No, no hablo del romántico sevillano tardío, ni de sus Rimas hermosas.
A este chico, lo llamamos “Bécquer” porque se llamaba Gustavo Adolfo
y escribía poesía, y era absolutamente nefelibata. Todo en él eran celestes
nubes, y el pelo lacio, largo y liso, y unas manos muy blancas, de ahusados
dedos y delicadeza extraordinaria. No sé si escribía poemas o los
improvisaba por la noche, en mesas perdidas. No sé (como dijo una chica)

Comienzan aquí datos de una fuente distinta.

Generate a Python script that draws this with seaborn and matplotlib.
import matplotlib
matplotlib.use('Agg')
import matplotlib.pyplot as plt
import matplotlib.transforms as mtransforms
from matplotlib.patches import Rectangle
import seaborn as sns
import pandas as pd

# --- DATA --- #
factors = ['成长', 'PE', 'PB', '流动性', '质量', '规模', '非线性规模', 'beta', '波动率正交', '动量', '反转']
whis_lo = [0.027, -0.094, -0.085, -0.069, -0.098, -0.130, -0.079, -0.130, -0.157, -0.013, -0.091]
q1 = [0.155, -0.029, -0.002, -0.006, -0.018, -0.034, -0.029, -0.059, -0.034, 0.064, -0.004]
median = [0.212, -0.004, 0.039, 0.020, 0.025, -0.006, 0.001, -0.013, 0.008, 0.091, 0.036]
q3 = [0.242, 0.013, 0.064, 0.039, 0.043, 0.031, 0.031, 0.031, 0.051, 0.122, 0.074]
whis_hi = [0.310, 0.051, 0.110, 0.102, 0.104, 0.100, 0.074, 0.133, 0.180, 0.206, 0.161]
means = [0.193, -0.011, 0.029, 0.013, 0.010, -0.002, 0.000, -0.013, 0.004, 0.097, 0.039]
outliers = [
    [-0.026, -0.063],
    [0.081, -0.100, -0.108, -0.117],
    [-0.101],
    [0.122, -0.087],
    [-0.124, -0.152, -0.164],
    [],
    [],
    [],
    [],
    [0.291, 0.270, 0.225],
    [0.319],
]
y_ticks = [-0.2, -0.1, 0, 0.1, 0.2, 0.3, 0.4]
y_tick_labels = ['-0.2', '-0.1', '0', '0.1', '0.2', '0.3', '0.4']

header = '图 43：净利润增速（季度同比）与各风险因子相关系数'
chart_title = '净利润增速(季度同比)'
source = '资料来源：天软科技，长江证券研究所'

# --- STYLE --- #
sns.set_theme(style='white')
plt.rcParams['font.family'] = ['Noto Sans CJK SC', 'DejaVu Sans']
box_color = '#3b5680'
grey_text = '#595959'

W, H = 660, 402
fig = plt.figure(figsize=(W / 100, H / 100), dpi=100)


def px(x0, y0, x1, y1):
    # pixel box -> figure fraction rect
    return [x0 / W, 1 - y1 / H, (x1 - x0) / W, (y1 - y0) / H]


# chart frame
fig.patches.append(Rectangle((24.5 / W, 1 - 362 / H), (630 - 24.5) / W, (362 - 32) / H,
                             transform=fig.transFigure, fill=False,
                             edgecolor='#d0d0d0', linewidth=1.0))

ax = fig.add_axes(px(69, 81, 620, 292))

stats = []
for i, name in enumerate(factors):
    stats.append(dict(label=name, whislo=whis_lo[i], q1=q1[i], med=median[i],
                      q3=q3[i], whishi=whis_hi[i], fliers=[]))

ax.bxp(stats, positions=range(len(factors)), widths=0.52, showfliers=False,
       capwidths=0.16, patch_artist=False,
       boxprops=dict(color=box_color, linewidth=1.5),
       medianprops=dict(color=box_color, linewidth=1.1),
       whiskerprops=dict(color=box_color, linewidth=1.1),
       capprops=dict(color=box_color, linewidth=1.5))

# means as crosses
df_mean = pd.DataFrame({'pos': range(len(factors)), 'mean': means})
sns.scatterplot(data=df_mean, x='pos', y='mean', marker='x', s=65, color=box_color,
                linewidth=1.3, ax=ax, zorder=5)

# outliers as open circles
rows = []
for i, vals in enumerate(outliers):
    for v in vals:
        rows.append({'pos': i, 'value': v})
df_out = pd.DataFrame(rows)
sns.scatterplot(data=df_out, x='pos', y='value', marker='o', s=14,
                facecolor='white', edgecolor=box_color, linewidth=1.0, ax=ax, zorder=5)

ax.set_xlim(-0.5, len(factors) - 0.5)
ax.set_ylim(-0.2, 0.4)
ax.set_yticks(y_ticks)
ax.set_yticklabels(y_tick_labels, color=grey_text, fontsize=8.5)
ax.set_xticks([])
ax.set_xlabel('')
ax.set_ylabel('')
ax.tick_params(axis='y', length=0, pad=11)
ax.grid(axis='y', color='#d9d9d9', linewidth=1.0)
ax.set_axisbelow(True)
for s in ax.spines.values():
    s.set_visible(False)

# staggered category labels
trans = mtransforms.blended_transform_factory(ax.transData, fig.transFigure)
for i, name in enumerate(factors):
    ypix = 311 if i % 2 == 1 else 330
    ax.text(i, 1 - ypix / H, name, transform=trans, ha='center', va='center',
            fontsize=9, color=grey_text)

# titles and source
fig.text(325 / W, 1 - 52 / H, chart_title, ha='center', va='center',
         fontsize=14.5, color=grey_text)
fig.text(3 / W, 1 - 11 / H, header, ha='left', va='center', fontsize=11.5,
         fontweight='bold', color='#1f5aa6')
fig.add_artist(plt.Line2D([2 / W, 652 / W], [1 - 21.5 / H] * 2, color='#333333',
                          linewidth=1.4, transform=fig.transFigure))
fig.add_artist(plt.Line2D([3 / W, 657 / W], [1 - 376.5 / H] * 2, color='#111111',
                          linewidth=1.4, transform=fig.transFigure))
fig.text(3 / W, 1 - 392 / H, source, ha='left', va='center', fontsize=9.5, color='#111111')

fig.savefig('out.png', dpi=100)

si también hacía poesía con el cuerpo. Sé que era muy bello, y que esa
beldad, de la que no parecía darse cuenta, fascinaba a cualquier sexo, sólo
con verlo aparecer, con los rojos pantalones muy ceñidos, como dando
saltitos ágiles, cual si llevara unas invisibles alitas en los tobillos… Si
sonreía, los mármoles se cuarteaban y todos querían ofrecerle quién sabe
qué aventura, que solía aceptar, contigo, conmigo, con quien lo llevara
venturoso al alba… ¿Cómo decir lo que Bécquer y sus manos y su cuerpo
blanco habían sido, fugazmente, en tu vida? Era la magia de la belleza
física sutil, del encanto del aura, y de las palabras dichas en la noche, que
tienen y no tienen sentido… Cierto amanecer, rumbo no sé adónde, le dije
qué harás mañana, mi querido. Me tomó de los hombros, me besó y por
vez primera y última vi sus lágrimas tenues: Mañana, oh amiguito mío,
mañana yo desearía estar muerto. No fue al día siguiente, no, pero pocos
meses después el alado y bello, el mágico Bécquer, desapareció de
nuestras vidas por entero. Muchos recordamos versos y besos suyos
sueltos, pero creo que nadie tuvo una fotografía. Después alguien supo,
ignoro cómo, que Bécquer, el querido Bécquer, apareció muerto en una
humilde mansarda de Ginebra. Medicamentos y rotos papeles eran su
custodia. Fuiste tú quien dijiste (lo recuerdo) si Bécquer se ha ido, se
llevó nuestra juventud con él. Y era muy cierto. Supimos todos que nunca
más volveríamos a ser jóvenes, porque la juventud es un regalo efímero,
raro y extremadamente transitorio. La juventud es aquel Bécquer, sólo
el momento mismo, momento de lirios y golondrinas, desvaneciéndose.
(Marlene Dietrich, la fabulosa, murió con noventa años en un barrio rico
de París, pero en un apartamento pequeño, que nada tenía o casi nada.
Era casi pobre, la había abandonado todo, tal el glamur, menos el
alcohol y los benditos somníferos. Marlene ya no era Marlene, ni Lilí…
No quieras tan funesto destino, mi amigo. Recuerda a Bécquer, toma el
beso y el largo cuerpo de Gustavo Adolfo, hermoso: Ese, ese es el camino.)